The Restoration of the gospel began in the spring of 1820 as Joseph Smith heeded Heavenly Father’s invitation to “Hear Him” — that is, listen to the words of Jesus Christ. Commencing with the First Vision, and throughout the rest of his life, that is what Joseph did.
Heeding the words of the Savior and heavenly messengers sent by Him resulted in the translation of the Book of Mormon, restoration of the priesthood, the organization of God’s true Church, the restoration of temple ordinances, and much more. By the time Joseph was killed by mob violence in 1844, the everlasting gospel had been restored and was rolling forth across the earth.
The mourning for Joseph, and his brother Hyrum, was poignant. Six weeks after their deaths, Brigham Young wrote:
“It has been a time of mourning since the day that Joseph and Hyrum were brought from Carthage to Nauvoo. It was judged by many both in and out of the Church that there were more than five barrels of tears shed. I cannot bear to think anything about it.”
In addition to tears, there were sermons, poems, and a tribute that was later canonized as Doctrine and Covenants Section 135. One of the poems was written by William W. Phelps shortly after Joseph’s martyrdom. He entitled it “Joseph Smith” and it was first published in the Times and Seasons. It became a beloved hymn of the Restoration that we know today as “Praise to the Man.” The hymn is a touching tribute to Joseph. Just before the final chorus there is this intriguing sentence: “Millions shall know ‘Brother Joseph’ again.”
It is easy to chalk that line up to sentimental exaggeration by a friend and admirer. After all, at the time of Joseph’s death there were only about 26,000 members of The Church of Jesus Christ of Latter-day Saints, and many critics anticipated that the Church would fade into oblivion after Joseph’s killing. But the truth is, since Phelps wrote that poem, millions have come to know Brother Joseph.

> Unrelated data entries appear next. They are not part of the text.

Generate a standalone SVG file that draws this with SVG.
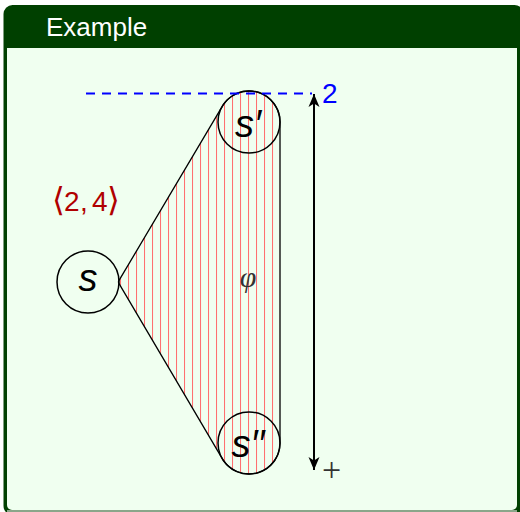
<svg xmlns="http://www.w3.org/2000/svg" width="520" height="512" viewBox="0 0 520 512">
  <style>
    .node { fill: none; stroke: #000; stroke-width: 1.5; }
    .lbl { font-family: "Liberation Sans", "DejaVu Sans", sans-serif; font-style: italic; font-size: 38px; fill: #000; text-anchor: middle; }
    .hull { stroke: #000; stroke-width: 1.3; fill: url(#hatch); }
  </style>
  <defs>
    <pattern id="hatch" patternUnits="userSpaceOnUse" x="0" y="0" width="8" height="8">
      <line x1="0.5" y1="0" x2="0.5" y2="8" stroke="#ff7070" stroke-width="1.1"/>
    </pattern>
    <marker id="stealth" markerUnits="userSpaceOnUse" viewBox="-14 -7 15 14" refX="0" refY="0" markerWidth="15" markerHeight="14" orient="auto-start-reverse">
      <path d="M0,0 L-13,-5.5 L-9.5,0 L-13,5.5 Z" fill="#000"/>
    </marker>
  </defs>

  <g id="frame">
    <rect x="3.5" y="5" width="520" height="510" rx="9" fill="#004000"/>
    <path d="M7,48 H517 V505 A5,5 0 0 1 512,510 H12 A5,5 0 0 1 7,505 Z" fill="#f0fff0"/>
    <line x1="7" y1="511" x2="517" y2="511" stroke="#b8c8b8" stroke-width="1.5"/>
    <text x="46" y="35.5" font-family="Liberation Sans, Arial, sans-serif" font-size="26" fill="#ffffff">Example</text>
  </g>

  <g id="hull">
    <path class="hull" d="M118.9,280.7 L222.4,106.1 A31,31 0 0 1 280,122 L280,443 A31,31 0 0 1 222.4,458.9 L118.9,283.3 A2.5,2.5 0 0 1 118.9,280.7 Z"/>
    <text x="248" y="287" font-family="Liberation Serif, DejaVu Serif, serif" font-style="italic" font-size="30" fill="#333" text-anchor="middle">φ</text>
  </g>

  <g id="node-s">
    <circle class="node" cx="88" cy="282" r="31"/>
    <text class="lbl" x="88" y="291">s</text>
  </g>
  <g id="node-s1">
    <circle class="node" cx="249" cy="122" r="31"/>
    <text class="lbl" x="248" y="137">s′</text>
  </g>
  <g id="node-s2">
    <circle class="node" cx="249" cy="443" r="31"/>
    <text class="lbl" x="248" y="457">s′′</text>
  </g>

  <g id="label-24">
    <text font-family="Liberation Sans, DejaVu Sans, sans-serif" font-size="28" fill="#b00000" y="211"><tspan x="52" font-family="DejaVu Sans, sans-serif" font-size="33">⟨</tspan><tspan x="64">2</tspan><tspan x="80">,</tspan><tspan x="92">4</tspan><tspan x="107" font-family="DejaVu Sans, sans-serif" font-size="33">⟩</tspan></text>
  </g>

  <g id="connectors">
    <line x1="86" y1="93.5" x2="312" y2="93.5" stroke="#0000ff" stroke-width="2" stroke-dasharray="9 7"/>
    <line x1="314" y1="94" x2="314" y2="470" stroke="#000" stroke-width="2" marker-start="url(#stealth)" marker-end="url(#stealth)"/>
    <text x="322" y="103" font-family="Liberation Sans, Arial, sans-serif" font-size="28" fill="#0000ff">2</text>
    <text x="322" y="481" font-family="Liberation Serif, Times New Roman, serif" font-size="34" fill="#333">+</text>
  </g>
</svg>
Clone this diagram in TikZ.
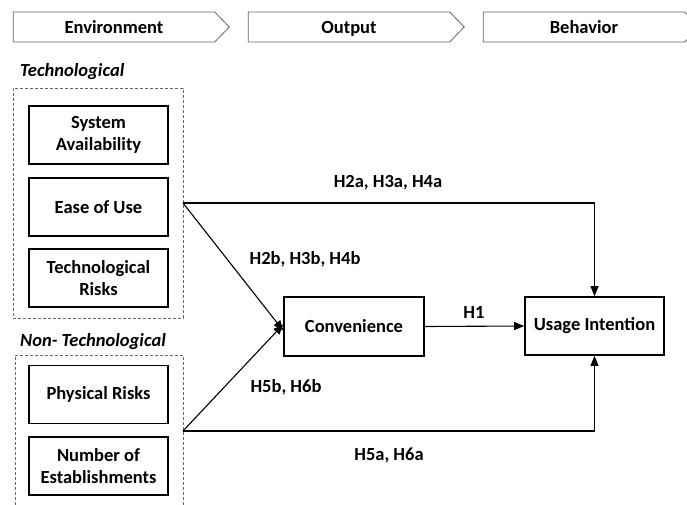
\documentclass[tikz,border=0pt]{standalone}
\usepackage{fontspec}
\setmainfont{Carlito}
\usetikzlibrary{arrows.meta,shapes.symbols}

\begin{document}
\begin{tikzpicture}[
  x=1pt, y=-1pt,
  every node/.style={font=\bfseries\fontsize{18.5}{22.5}\selectfont, align=center, inner sep=0pt},
  stage/.style={draw=black!60, line width=0.8pt, signal, signal to=east, signal pointer angle=92, minimum width=216pt, minimum height=30pt, text height=14pt, text depth=2pt},
  factor/.style={draw, line width=1.7pt, minimum width=139pt, minimum height=58pt},
  group/.style={draw=black!60, line width=0.7pt, dash pattern=on 3pt off 2pt},
  grouplabel/.style={font=\bfseries\itshape\fontsize{18.5}{22.5}\selectfont, anchor=west},
  link/.style={line width=1.1pt, -{Triangle[length=10pt,width=8pt]}}
]
\useasboundingbox (0,0) rectangle (687,504);
\clip (0,0) rectangle (687,504);

% stages
\node[stage] (env) at (114,27) {Environment};
\node[stage] (out) at (349,27) {Output};
\node[stage] (beh) at (584,27) {Behavior};

% groups
\node[grouplabel] (techlbl) at (20,72) {Technological};
\node[group, minimum width=170pt, minimum height=230pt] (techgrp) at (98,203) {};
\node[grouplabel] (nontechlbl) at (20,342) {Non- Technological};
\draw[group] (15,520) -- (15,355) -- (183,355) -- (183,520);

% factors
\node[factor] (avail) at (98.5,135) {System\\Availability};
\node[factor] (ease) at (98.5,207) {Ease of Use};
\node[factor] (techrisk) at (98.5,278) {Technological\\Risks};
\node[factor] (physrisk) at (98.5,394.5) {Physical Risks};
\node[factor] (estab) at (98.5,466) {Number of\\Establishments};

\node[factor, minimum width=140pt, minimum height=59pt] (conv) at (354,326.5) {Convenience};
\node[factor] (usage) at (594.5,326) {Usage Intention};

\coordinate (techout) at (183,203);
\coordinate (nontechout) at (183,431);

% hypotheses
\draw[link] (techout) -- ([yshift=-4pt]conv.west);
\draw[link] (nontechout) -- ([yshift=2pt]conv.west);
\draw[link] (techout) -- (techout -| usage) -- (usage.north);
\draw[link] (nontechout) -- (nontechout -| usage) -- (usage.south);
\draw[link] (conv.east) -- (usage.west);

\node (h2a) at (388,183) {H2a, H3a, H4a};
\node (h2b) at (305,259) {H2b, H3b, H4b};
\node (h5b) at (286,387) {H5b, H6b};
\node (h5a) at (389,455) {H5a, H6a};
\node (h1) at (474,312) {H1};
\end{tikzpicture}
\end{document}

Think of some of the ways that people have come to know Joseph Smith since 1844:
- There have been around 20 million members of the Church on this earth, including more than 16 million currently living. Before and after baptism, these millions have come to know Joseph by learning about his life and teachings. For example, as they study copies of the Doctrine and Covenants and Pearl of Great Price, they read the revelations and translations received by Joseph.
- Over 185 million copies of the Book of Mormon have been printed and distributed in over 100 languages. Millions have read portions of Joseph’s history in the introduction to the Book of Mormon and, more importantly, have received a testimony of his prophetic call by reading and praying about the Book of Mormon.
- Each year missionaries tell millions about Joseph. Many also receive tracts from the missionaries recounting Joseph Smith’s remarkable story in his own words.
- Church historic sites in Vermont, New York, Pennsylvania, Ohio, Missouri and Illinois commemorate Joseph’s life and ministry, allowing individuals to be in sacred settings where the Lord revealed much to Joseph Smith. These sites have provided millions of people the opportunity to come to know Joseph through the interpretation of events in his life in their historical context.
- Technology and recent historical publications have made it easier than ever for people to know Brother Joseph. A vast trove of information is available in the Joseph Smith Papers volumes and www.josephsmithpapers.org website. “Saints, Volume 1” narrates Joseph’s life and the Restoration of the gospel like never before. Further materials recently produced by the Church make Joseph even more accessible, including “Revelations in Context: The Stories behind the Sections of the Doctrine and Covenants,” Church History Topics, the various accounts of the First Vision, short videos and podcasts.
All the items mentioned above refer to those who have known Brother Joseph on this side of the veil. But we know that the work of salvation and exaltation goes forth on the other side of the veil also.
In Joseph F. Smith’s vision of the redemption of the dead (Doctrine and Covenants 138), he saw messengers from various dispensations taking the joyous news of the gospel to those who died without it. Included among the messengers was Joseph Smith himself. Certainly, part of the message carried forth in the spirit world is the Restoration of the gospel and that the saving ordinances revealed to Joseph Smith are available to the dead vicariously.
Since William Phelps wrote his poem, millions have, indeed, come to know “Brother Joseph.” And millions more will.